Seeker: Hi, James. Is it true that Śaṅkaracharya introduced the concept of māyā into Advaita Vedānta?
James: No. It is there in the Upanishads.
Seeker: And he did so in order to explain the origin of the universe and the existence of duality in the phenomenal world without affecting the non-dual nature of brahman?
James: Yes. It is the only way to justify experience with the fact that reality is non-dual.
Seeker: Ramakrishna and Vivekananda were Neo-Advaitins?
James: Ramakrishna was an illiterate jnani who had no teaching, although he was taught who he was by a Vedantin, Tota Puri Baba. Vivekananda started “New Vedanta.” He introduced the multi-path confusion, etc.
You should read my article at the website, What is Advaita Vedanta?, because Vedanta is a pramana. A pramana operates in duality, so “Advaita Vedanta” is a misnomer.
Seeker: Yoga and Vedānta have their basis in Sāṃkhya philosophy?
James: No, they are based on the Upanishads.
Seeker: If so, when did they split, i.e. when did Yoga come to be associated with the “experiential” view of enlightenment?
James: Yoga didn’t “come to be associated with the experiential view of enlightenment.” It is the experiential view of enlightenment.
Seeker: And isn’t Sāṃkhya philosophy dualistic?
James: Yes.
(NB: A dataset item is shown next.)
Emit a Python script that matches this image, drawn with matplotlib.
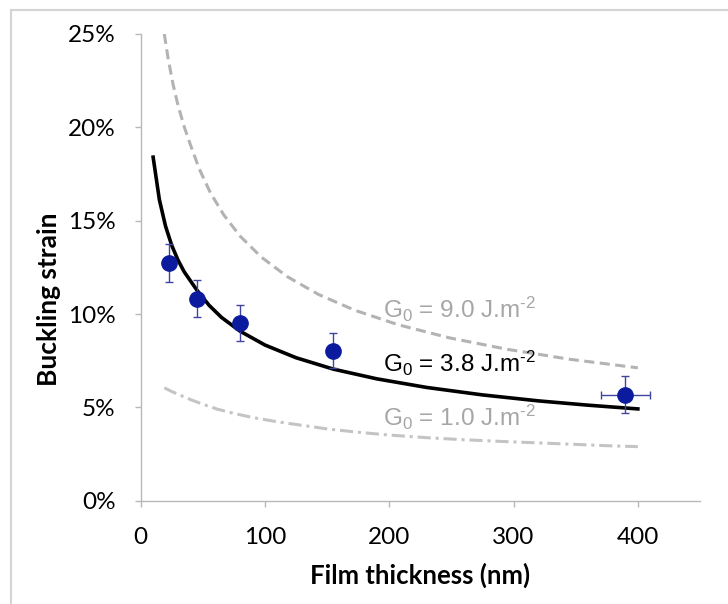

Vedanta, however, has no quarrel with relative knowledge if it is actually knowledge. So we borrow ideas from Yoga and Samkhya – and anywhere else that helps to explain the apparent reality. In my new book, in Chapter 6 I borrow Kahenmann’s research on the causal and subtle bodies, as it is based on science and shines light on these two important teachings. Other means of knowledge do not contradict Vedanta because Vedanta’s object of knowledge – consciousness – is beyond all other means of knowledge.
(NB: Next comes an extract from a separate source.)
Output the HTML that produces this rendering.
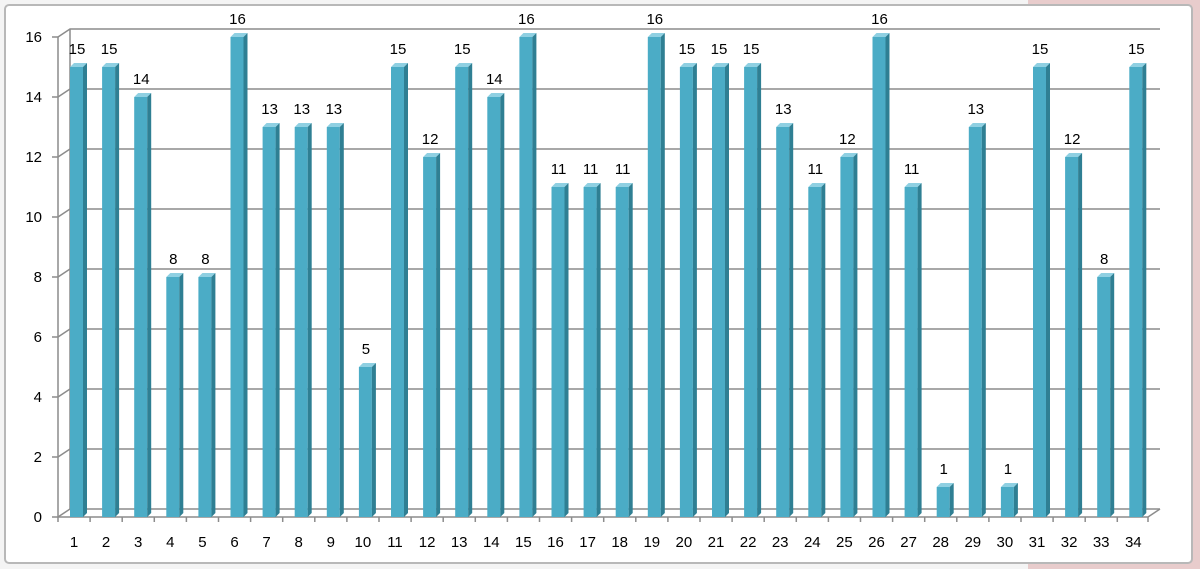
<!DOCTYPE html>
<html><head><meta charset="utf-8"><style>
html,body{margin:0;padding:0;background:#fff;}
svg{display:block;font-family:"Liberation Sans",sans-serif;}
.b rect{fill:#4bacc6}
.b .t{fill:#8fd0e2}
.b .s{fill:#2f7f93}
.b text{font-size:15px;text-anchor:middle;fill:#000}
.g{stroke:#8c8c8c;stroke-width:1.5;fill:none}
.yl{font-size:15px;text-anchor:end}
.xl{font-size:15px;text-anchor:middle}
</style></head><body>
<svg width="1200" height="569" viewBox="0 0 1200 569">
<rect x="0" y="0" width="1200" height="569" fill="#f4f4f4"/>
<rect x="1028" y="0" width="172" height="569" fill="#e8cccc"/>
<rect x="5" y="5" width="1187" height="558" rx="4" fill="#fff" stroke="#b8b8b8" stroke-width="2"/>
<g class="g">
<path d="M58,517 L70,509 L1160,509 M58,457 L70,449 L1160,449 M58,397 L70,389 L1160,389 M58,337 L70,329 L1160,329 M58,277 L70,269 L1160,269 M58,217 L70,209 L1160,209 M58,157 L70,149 L1160,149 M58,97 L70,89 L1160,89 M58,37 L70,29 L1160,29"/>
<path d="M70,29 L70,509 M58,37 L58,517 L1148,517 L1160,509"/>
<path d="M52,517 h6 M52,457 h6 M52,397 h6 M52,337 h6 M52,277 h6 M52,217 h6 M52,157 h6 M52,97 h6 M52,37 h6"/>
<path d="M58,517v5 M90.1,517v5 M122.2,517v5 M154.3,517v5 M186.4,517v5 M218.5,517v5 M250.6,517v5 M282.7,517v5 M314.8,517v5 M346.9,517v5 M379,517v5 M411.1,517v5 M443.2,517v5 M475.3,517v5 M507.4,517v5 M539.5,517v5 M571.6,517v5 M603.7,517v5 M635.8,517v5 M667.9,517v5 M700,517v5 M732.1,517v5 M764.2,517v5 M796.3,517v5 M828.4,517v5 M860.5,517v5 M892.6,517v5 M924.7,517v5 M956.8,517v5 M988.9,517v5 M1021,517v5 M1053.1,517v5 M1085.2,517v5 M1117.3,517v5 M1148,517v5"/>
</g>
<g class="yl">
<text x="42" y="522">0</text><text x="42" y="462">2</text><text x="42" y="402">4</text><text x="42" y="342">6</text><text x="42" y="282">8</text><text x="42" y="222">10</text><text x="42" y="162">12</text><text x="42" y="102">14</text><text x="42" y="42">16</text>
</g>
<g class="xl">
<text x="74" y="547">1</text><text x="106.1" y="547">2</text><text x="138.2" y="547">3</text><text x="170.3" y="547">4</text><text x="202.4" y="547">5</text><text x="234.5" y="547">6</text><text x="266.6" y="547">7</text><text x="298.7" y="547">8</text><text x="330.8" y="547">9</text><text x="362.9" y="547">10</text><text x="395" y="547">11</text><text x="427.1" y="547">12</text><text x="459.2" y="547">13</text><text x="491.3" y="547">14</text><text x="523.4" y="547">15</text><text x="555.5" y="547">16</text><text x="587.6" y="547">17</text><text x="619.7" y="547">18</text><text x="651.8" y="547">19</text><text x="683.9" y="547">20</text><text x="716" y="547">21</text><text x="748.1" y="547">22</text><text x="780.2" y="547">23</text><text x="812.3" y="547">24</text><text x="844.4" y="547">25</text><text x="876.5" y="547">26</text><text x="908.6" y="547">27</text><text x="940.7" y="547">28</text><text x="972.8" y="547">29</text><text x="1004.9" y="547">30</text><text x="1037" y="547">31</text><text x="1069.1" y="547">32</text><text x="1101.2" y="547">33</text><text x="1133.3" y="547">34</text>
</g>
<g class="b">
<g transform="translate(70,67)"><rect width="13" height="450"/><polygon class="t" points="0,0 4,-4 17,-4 13,0"/><polygon class="s" points="13,0 17,-4 17,446 13,450"/><text x="7" y="-13">15</text></g>
<g transform="translate(102.1,67)"><rect width="13" height="450"/><polygon class="t" points="0,0 4,-4 17,-4 13,0"/><polygon class="s" points="13,0 17,-4 17,446 13,450"/><text x="7" y="-13">15</text></g>
<g transform="translate(134.2,97)"><rect width="13" height="420"/><polygon class="t" points="0,0 4,-4 17,-4 13,0"/><polygon class="s" points="13,0 17,-4 17,416 13,420"/><text x="7" y="-13">14</text></g>
<g transform="translate(166.3,277)"><rect width="13" height="240"/><polygon class="t" points="0,0 4,-4 17,-4 13,0"/><polygon class="s" points="13,0 17,-4 17,236 13,240"/><text x="7" y="-13">8</text></g>
<g transform="translate(198.4,277)"><rect width="13" height="240"/><polygon class="t" points="0,0 4,-4 17,-4 13,0"/><polygon class="s" points="13,0 17,-4 17,236 13,240"/><text x="7" y="-13">8</text></g>
<g transform="translate(230.5,37)"><rect width="13" height="480"/><polygon class="t" points="0,0 4,-4 17,-4 13,0"/><polygon class="s" points="13,0 17,-4 17,476 13,480"/><text x="7" y="-13">16</text></g>
<g transform="translate(262.6,127)"><rect width="13" height="390"/><polygon class="t" points="0,0 4,-4 17,-4 13,0"/><polygon class="s" points="13,0 17,-4 17,386 13,390"/><text x="7" y="-13">13</text></g>
<g transform="translate(294.7,127)"><rect width="13" height="390"/><polygon class="t" points="0,0 4,-4 17,-4 13,0"/><polygon class="s" points="13,0 17,-4 17,386 13,390"/><text x="7" y="-13">13</text></g>
<g transform="translate(326.8,127)"><rect width="13" height="390"/><polygon class="t" points="0,0 4,-4 17,-4 13,0"/><polygon class="s" points="13,0 17,-4 17,386 13,390"/><text x="7" y="-13">13</text></g>
<g transform="translate(358.9,367)"><rect width="13" height="150"/><polygon class="t" points="0,0 4,-4 17,-4 13,0"/><polygon class="s" points="13,0 17,-4 17,146 13,150"/><text x="7" y="-13">5</text></g>
<g transform="translate(391,67)"><rect width="13" height="450"/><polygon class="t" points="0,0 4,-4 17,-4 13,0"/><polygon class="s" points="13,0 17,-4 17,446 13,450"/><text x="7" y="-13">15</text></g>
<g transform="translate(423.1,157)"><rect width="13" height="360"/><polygon class="t" points="0,0 4,-4 17,-4 13,0"/><polygon class="s" points="13,0 17,-4 17,356 13,360"/><text x="7" y="-13">12</text></g>
<g transform="translate(455.2,67)"><rect width="13" height="450"/><polygon class="t" points="0,0 4,-4 17,-4 13,0"/><polygon class="s" points="13,0 17,-4 17,446 13,450"/><text x="7" y="-13">15</text></g>
<g transform="translate(487.3,97)"><rect width="13" height="420"/><polygon class="t" points="0,0 4,-4 17,-4 13,0"/><polygon class="s" points="13,0 17,-4 17,416 13,420"/><text x="7" y="-13">14</text></g>
<g transform="translate(519.4,37)"><rect width="13" height="480"/><polygon class="t" points="0,0 4,-4 17,-4 13,0"/><polygon class="s" points="13,0 17,-4 17,476 13,480"/><text x="7" y="-13">16</text></g>
<g transform="translate(551.5,187)"><rect width="13" height="330"/><polygon class="t" points="0,0 4,-4 17,-4 13,0"/><polygon class="s" points="13,0 17,-4 17,326 13,330"/><text x="7" y="-13">11</text></g>
<g transform="translate(583.6,187)"><rect width="13" height="330"/><polygon class="t" points="0,0 4,-4 17,-4 13,0"/><polygon class="s" points="13,0 17,-4 17,326 13,330"/><text x="7" y="-13">11</text></g>
<g transform="translate(615.7,187)"><rect width="13" height="330"/><polygon class="t" points="0,0 4,-4 17,-4 13,0"/><polygon class="s" points="13,0 17,-4 17,326 13,330"/><text x="7" y="-13">11</text></g>
<g transform="translate(647.8,37)"><rect width="13" height="480"/><polygon class="t" points="0,0 4,-4 17,-4 13,0"/><polygon class="s" points="13,0 17,-4 17,476 13,480"/><text x="7" y="-13">16</text></g>
<g transform="translate(679.9,67)"><rect width="13" height="450"/><polygon class="t" points="0,0 4,-4 17,-4 13,0"/><polygon class="s" points="13,0 17,-4 17,446 13,450"/><text x="7" y="-13">15</text></g>
<g transform="translate(712,67)"><rect width="13" height="450"/><polygon class="t" points="0,0 4,-4 17,-4 13,0"/><polygon class="s" points="13,0 17,-4 17,446 13,450"/><text x="7" y="-13">15</text></g>
<g transform="translate(744.1,67)"><rect width="13" height="450"/><polygon class="t" points="0,0 4,-4 17,-4 13,0"/><polygon class="s" points="13,0 17,-4 17,446 13,450"/><text x="7" y="-13">15</text></g>
<g transform="translate(776.2,127)"><rect width="13" height="390"/><polygon class="t" points="0,0 4,-4 17,-4 13,0"/><polygon class="s" points="13,0 17,-4 17,386 13,390"/><text x="7" y="-13">13</text></g>
<g transform="translate(808.3,187)"><rect width="13" height="330"/><polygon class="t" points="0,0 4,-4 17,-4 13,0"/><polygon class="s" points="13,0 17,-4 17,326 13,330"/><text x="7" y="-13">11</text></g>
<g transform="translate(840.4,157)"><rect width="13" height="360"/><polygon class="t" points="0,0 4,-4 17,-4 13,0"/><polygon class="s" points="13,0 17,-4 17,356 13,360"/><text x="7" y="-13">12</text></g>
<g transform="translate(872.5,37)"><rect width="13" height="480"/><polygon class="t" points="0,0 4,-4 17,-4 13,0"/><polygon class="s" points="13,0 17,-4 17,476 13,480"/><text x="7" y="-13">16</text></g>
<g transform="translate(904.6,187)"><rect width="13" height="330"/><polygon class="t" points="0,0 4,-4 17,-4 13,0"/><polygon class="s" points="13,0 17,-4 17,326 13,330"/><text x="7" y="-13">11</text></g>
<g transform="translate(936.7,487)"><rect width="13" height="30"/><polygon class="t" points="0,0 4,-4 17,-4 13,0"/><polygon class="s" points="13,0 17,-4 17,26 13,30"/><text x="7" y="-13">1</text></g>
<g transform="translate(968.8,127)"><rect width="13" height="390"/><polygon class="t" points="0,0 4,-4 17,-4 13,0"/><polygon class="s" points="13,0 17,-4 17,386 13,390"/><text x="7" y="-13">13</text></g>
<g transform="translate(1000.9,487)"><rect width="13" height="30"/><polygon class="t" points="0,0 4,-4 17,-4 13,0"/><polygon class="s" points="13,0 17,-4 17,26 13,30"/><text x="7" y="-13">1</text></g>
<g transform="translate(1033,67)"><rect width="13" height="450"/><polygon class="t" points="0,0 4,-4 17,-4 13,0"/><polygon class="s" points="13,0 17,-4 17,446 13,450"/><text x="7" y="-13">15</text></g>
<g transform="translate(1065.1,157)"><rect width="13" height="360"/><polygon class="t" points="0,0 4,-4 17,-4 13,0"/><polygon class="s" points="13,0 17,-4 17,356 13,360"/><text x="7" y="-13">12</text></g>
<g transform="translate(1097.2,277)"><rect width="13" height="240"/><polygon class="t" points="0,0 4,-4 17,-4 13,0"/><polygon class="s" points="13,0 17,-4 17,236 13,240"/><text x="7" y="-13">8</text></g>
<g transform="translate(1129.3,67)"><rect width="13" height="450"/><polygon class="t" points="0,0 4,-4 17,-4 13,0"/><polygon class="s" points="13,0 17,-4 17,446 13,450"/><text x="7" y="-13">15</text></g>
</g>
</svg>
</body></html>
Seeker: The concepts of Īśvara and māyā are not both required in the context of Vedānta?
James: Yes, indeed. Otherwise, how are you going to explain the apparent contradiction between the non-dual nature of reality and the way we experience it, i.e. dualistically?
A “creating” concept is required for the full enfoldment of Vedāntic logic because the self/awareness by definition cannot create.
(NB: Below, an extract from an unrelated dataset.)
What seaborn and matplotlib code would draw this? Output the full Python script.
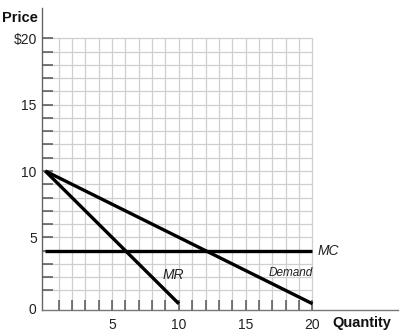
import matplotlib
matplotlib.use("Agg")
import matplotlib.pyplot as plt
import seaborn as sns
import pandas as pd
from matplotlib.ticker import FixedLocator, FixedFormatter

# Curves of the monopoly diagram (quantity, price)
demand_q = [0, 20]
demand_p = [10, 0]
mr_q = [0, 10]
mr_p = [10, 0]
mc_q = [0, 20]
mc_p = [4, 4]

tick_vals = list(range(1, 21))
x_labels = ["" if v % 5 else str(v) for v in tick_vals]
y_labels = ["" if v % 5 else ("$20" if v == 20 else str(v)) for v in tick_vals]

df = pd.concat([
    pd.DataFrame({"Quantity": demand_q, "Price": demand_p, "curve": "Demand"}),
    pd.DataFrame({"Quantity": mr_q, "Price": mr_p, "curve": "MR"}),
    pd.DataFrame({"Quantity": mc_q, "Price": mc_p, "curve": "MC"}),
])

sns.set_theme(style="white")
plt.rcParams["font.family"] = ["Liberation Sans", "DejaVu Sans"]

fig = plt.figure(figsize=(4.11, 3.32), dpi=100)
ax = fig.add_axes([0.1029, 0.0663, 0.8655, 0.9096])
ax.set_axisbelow(False)

x_lo, x_hi = -0.22, 26.4
y_lo, y_hi = -0.47, 22.28
ax.set_xlim(x_lo, x_hi)
ax.set_ylim(y_lo, y_hi)

# light grid over the 20 x 20 region
grid_c = "#cfcfcf"
ax.hlines(tick_vals, x_lo, 20, color=grid_c, lw=0.9, zorder=1)
ax.vlines(tick_vals, y_lo, 20, color=grid_c, lw=0.9, zorder=1)

for name in ["Demand", "MR", "MC"]:
    sub = df[df["curve"] == name]
    sns.lineplot(data=sub, x="Quantity", y="Price", ax=ax, color="black",
                 lw=2.4, zorder=3, legend=False, estimator=None, sort=False)
for ln in ax.lines:
    ln.set_solid_capstyle("butt")

ax.set_xlabel("")
ax.set_ylabel("")

for s in ["top", "right"]:
    ax.spines[s].set_visible(False)
ax.spines["left"].set_color("#666666")
ax.spines["bottom"].set_color("#777777")
ax.spines["left"].set_linewidth(1.0)
ax.spines["bottom"].set_linewidth(1.0)

ax.xaxis.set_major_locator(FixedLocator(tick_vals))
ax.xaxis.set_major_formatter(FixedFormatter(x_labels))
ax.yaxis.set_major_locator(FixedLocator(tick_vals))
ax.yaxis.set_major_formatter(FixedFormatter(y_labels))
ax.tick_params(axis="x", direction="in", length=7, width=1.1, color="#555555",
               labelsize=10, labelcolor="#222222", pad=6, bottom=True)
ax.tick_params(axis="y", direction="in", length=8, width=1.1, color="#555555",
               labelsize=10, labelcolor="#222222", pad=4, left=True)

# origin label at the corner
ax.annotate("0", xy=(x_lo, y_lo), xytext=(-4, 0), textcoords="offset points",
            ha="right", va="center", fontsize=10, color="#222222")

# axis titles
fig.text(2 / 411, 1 - 18 / 332, "Price", fontsize=10.5, fontweight="bold",
         ha="left", va="center", color="#111111")
fig.text(332 / 411, 1 - 323 / 332, "Quantity", fontsize=10.5, fontweight="bold",
         ha="left", va="center", color="#111111")

# curve labels
ax.text(20.35, 4, "MC", fontsize=10, style="italic", ha="left", va="center",
        color="#222222")
ax.text(8.75, 2.15, "MR", fontsize=10, style="italic", ha="left", va="center",
        color="#222222")
ax.text(16.7, 2.3, "Demand", fontsize=8.5, style="italic", ha="left",
        va="center", color="#222222")

fig.savefig("out.png", dpi=100)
Seeker: Is the concept of māyā alone sufficient to support and maintain the internal logic of Vedānta? If not, what is the conceptual and logical purpose of the concept of Īśvara?
James: For all intents and purposes maya and Isvara are synonyms when viewed from samsara. But at a certain point in one’s understanding it is necessary to discriminate one from the other. Maya is insentient and Isvara is sentient, the one who operates maya. It is limitless awareness, paramatma, in the role of Creator.
Seeker: The root of the mind is the heart?
James: What “heart” do you mean? I think you are trying to fit Vedanta into what you already know, or fit what you already know into Vedanta. Use our terminology. The intellect and the mind are in the subtle body and the subtle body is in the causal body, and the causal body is in the Heart with a capital “H.” Heart means the self, limitless awareness. Heart means essence, that because of which a thing is not a thing.
Seeker: And so despite Westerners associating emotions with the heart in Vedānta, emotions are associated with mind?
James: The mind, i.e. emotions, is the heart with a small “h.” We don’t use the word “heart,” because of its association with emotions. You need to study the teachings on the subtle body more carefully.